You can go with the updated Chris Pine version or kick it old school with William Shatner. Either way, Kirk is one sexy captain. But he’s also a total man slut. I’ve learned the hard way that it is no fun dating a ladies man. And with Kirk, ‘ladies’ includes any female organism he might encounter in his space travels. I don’t even want to think about the virulent extraterrestrial STD to which you’d be exposed. Even if he did stop his space-slutting ways, if it ever came to a choice between you and the fleet, he’d pick the fleet every time. Ultimately Kirk’s duty is to his ship. He’s married to Spock and the Enterprise, so even the love of his life would come third. Which is good for the fate of Earth, but not so good for a relationship.
6. TONY STARK, BRUCE WAYNE, CLARK KENT & ALL OTHER SUPERHEROES: Iron Man, Batman, Superman, etc.
It’s hard not to crush on someone who saves lives, let alone whole cities and humanity as we know it. Whether he has an actual super human power, or he’s just supernaturally rich with super cool gadgets, these guys seem like a catch. However, saving humanity tends to be pretty time consuming, so any lady in their life is going to have to be willing to be stood up regularly. These men can barely commit to a dinner date let alone a relationship. They also tend to be a little moody. Maybe if you’ve just gone through a breakup or you only have time for a friends with benefits situation, then Tony, Bruce or Clark is the man to call. For anything remotely committed, steer clear and go for the chiseled, hot, but boring business associate.

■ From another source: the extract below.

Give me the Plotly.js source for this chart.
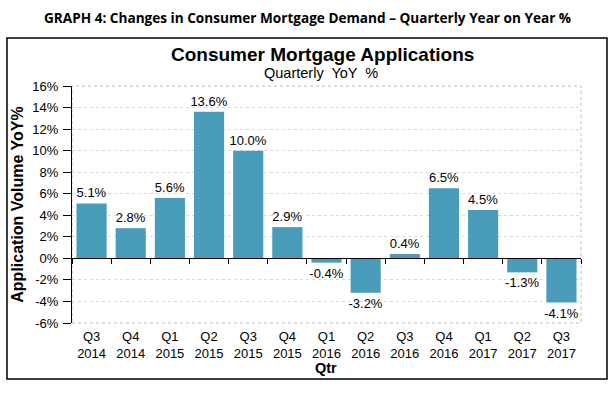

7. DANNY OCEAN: Ocean’s Eleven
First played by Frank Sinantra, then by George Clooney, Danny Ocean is one smooth guy. He can wear a suit and swig some whiskey like no other. Besides being easy on the eyes, there is little else that would be easy about a relationship with him. First, there’s the prison stint. Even if you can get past dating an ex-con, he’s always one mishap away from going back to prison. Danny is quite the planner and if he ever wanted to throw you a surprise party, it’d be a show-stopper. Danny does have an impressive roster of friends, but you’d have to get accept at at least a handful of them popping by unannounced at all hours. It is highly likely you’ll have to put a few of them up after a botched con. Which would be fine if it were Brad Pitt’s character, but more likely you’d have the old Carl Reiner sleeping in your guest room for who knows how long.